Kalau terciptanya kesehatan jiwa dan shalat sunnah mempunyai pengaruh untuk menambah kuatnya mental manusia.
Agenda terbesar bagi agama-agama dewasa ini adalah mengeluarkan manusia dari problematika mental dan kejiwaannya yang semakin kritis akibat berbagai tekanan dan disorientasi kejiwaan. Kemunculan agama sejak awal sebenarnya memiliki salah stau tujuan sebagai daya penyembuh (as-syifa’). Maka jika agama kemudian justru semakin menambah problem kesehatan mental manusia, tentu ada yang tidak beres dalam pelaksanaan ajaran-ajaran agama itu sendiri.
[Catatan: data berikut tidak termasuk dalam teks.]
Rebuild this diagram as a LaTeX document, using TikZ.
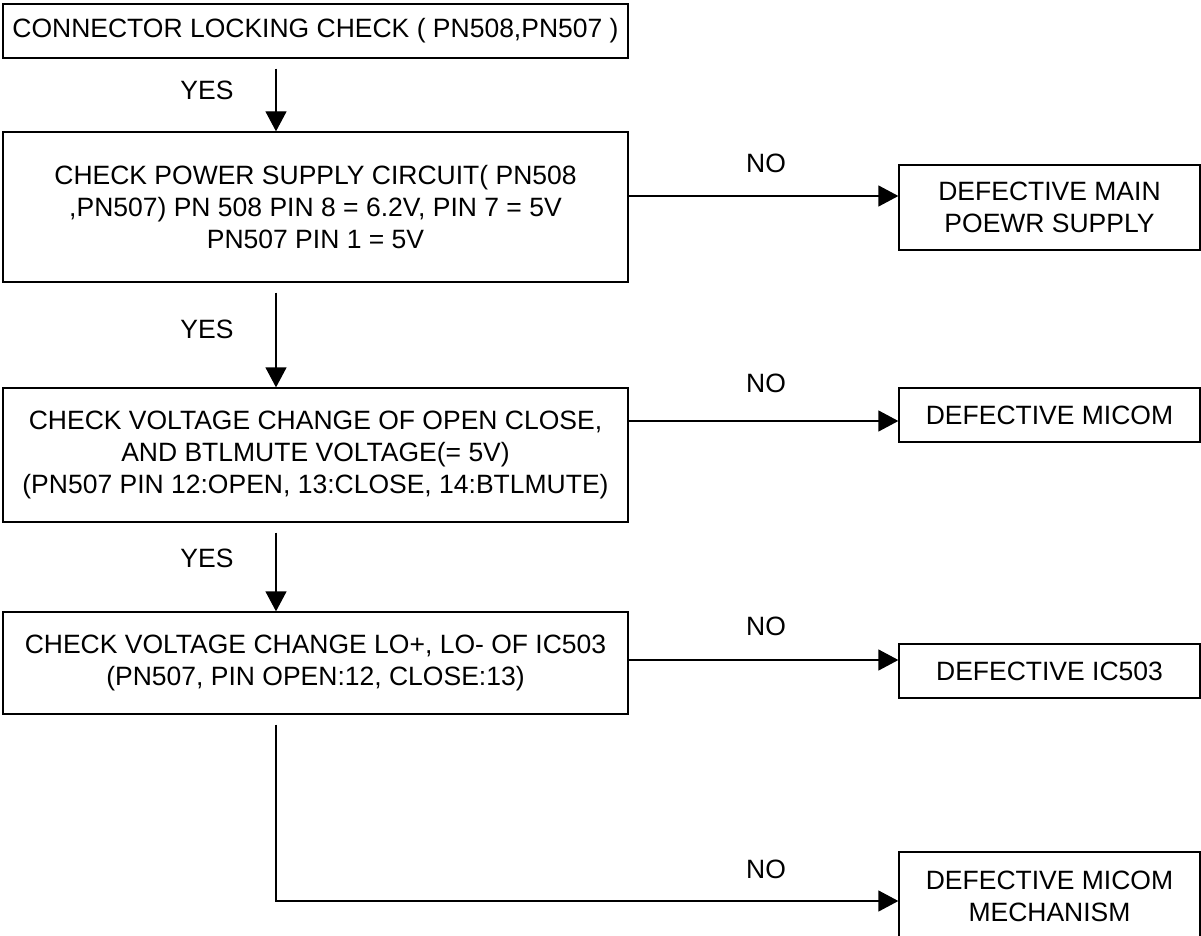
\documentclass[tikz,border=0pt]{standalone}
\usepackage{fontspec}
\setmainfont{Liberation Sans}
\usetikzlibrary{arrows.meta}

\begin{document}
\begin{tikzpicture}[x=1pt,y=-1pt]
\tikzstyle{box}=[draw,line width=1.3pt,inner sep=0pt,align=center,font=\fontsize{26.5}{32}\selectfont]
\tikzstyle{lbl}=[inner sep=0pt,font=\fontsize{26.5}{32}\selectfont]
\tikzstyle{op}=[-{Triangle[length=20pt,width=21pt]},line width=1.3pt]
\useasboundingbox (0,0) rectangle (1201,936);
\coordinate (s) at (276,0);
\node (1) at (315.5,31) [box,minimum width=625pt,minimum height=54pt]{CONNECTOR LOCKING CHECK ( PN508,PN507 )};
\node (2) at (315.5,207) [box,minimum width=625pt,minimum height=150pt]{CHECK POWER SUPPLY CIRCUIT( PN508\\,PN507) PN 508 PIN 8 = 6.2V, PIN 7 = 5V\\PN507 PIN 1 = 5V};
\node (3) at (315.5,455) [box,minimum width=625pt,minimum height=134pt]{CHECK VOLTAGE CHANGE OF OPEN CLOSE,\\AND BTLMUTE VOLTAGE(= 5V)\\(PN507 PIN 12:OPEN, 13:CLOSE, 14:BTLMUTE)};
\node (4) at (315.5,663) [box,minimum width=625pt,minimum height=102pt]{CHECK VOLTAGE CHANGE LO+, LO- OF IC503\\(PN507, PIN OPEN:12, CLOSE:13)};
\node (5) at (1049.5,207.5) [box,minimum width=301pt,minimum height=85pt]{DEFECTIVE MAIN\\POEWR SUPPLY};
\node (6) at (1049.5,415) [box,minimum width=301pt,minimum height=54pt]{DEFECTIVE MICOM};
\node (7) at (1049.5,671) [box,minimum width=301pt,minimum height=54pt]{DEFECTIVE IC503};
\node (8) at (1049.5,896) [box,minimum width=301pt,minimum height=88pt]{DEFECTIVE MICOM\\MECHANISM};
\node (9) at (207,90) [lbl]{YES};
\node (10) at (207,329) [lbl]{YES};
\node (11) at (207,558) [lbl]{YES};
\node (12) at (766,163) [lbl]{NO};
\node (13) at (766,383) [lbl]{NO};
\node (14) at (766,626) [lbl]{NO};
\node (15) at (766,869) [lbl]{NO};

\draw[op,shorten <=10pt] (1.south -| s) -- (2.north -| s);
\draw[op,shorten <=10pt] (2.south -| s) -- (3.north -| s);
\draw[op,shorten <=10pt] (3.south -| s) -- (4.north -| s);
\draw[op,shorten <=10pt] (4.south -| s) |- ([yshift=-5pt]8.west);
\draw[op] ([yshift=11pt]2.east) -- ([yshift=11pt]2.east -| 5.west);
\draw[op] ([yshift=34pt]3.east) -- ([yshift=34pt]3.east -| 6.west);
\draw[op] ([yshift=3pt]4.east) -- ([yshift=3pt]4.east -| 7.west);
\end{tikzpicture}
\end{document}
Demikian halnya dengan shalat. Ketika shalaat selalu dilaksanakan, akan tetapi mereka yang menjalankan belum bisa mendapatkan pencerahan jiwa, pasti ada yang salah dalam memahami dan memaknai shalalt yang dijalankannya. Tentu hal ini harus mendapatkan formulasi tepat, agar Islam benar-benar menjadi daya penyembuh optimal bagi berbagai problem manusia modern.
Melalui shalat yang benar dan khusu’ disertai pemahaman nilai spiritual dan rohani shalat tersebut. Insya Allah berbagai belenggu kejiwaan akan terurai, larut dalam energy ilahi yang memancar dari shalatnya itu. Kesembuhan dari penyakit rohani pada gilirannya akan mampu mengikis dan menghilangkan berbagai penyakit jasmani, bagaimanapun juga 85% penyakit rohanilah yang mempengaruhi dan mengakibatkan penyakit yang terjadi pada jasmani manusia. Dari hal itu, manusia akan benar-benar merasakan kebahagiaan hidup yang sempurna, tidak sekedar terbuai oleh janji kebahagiaan.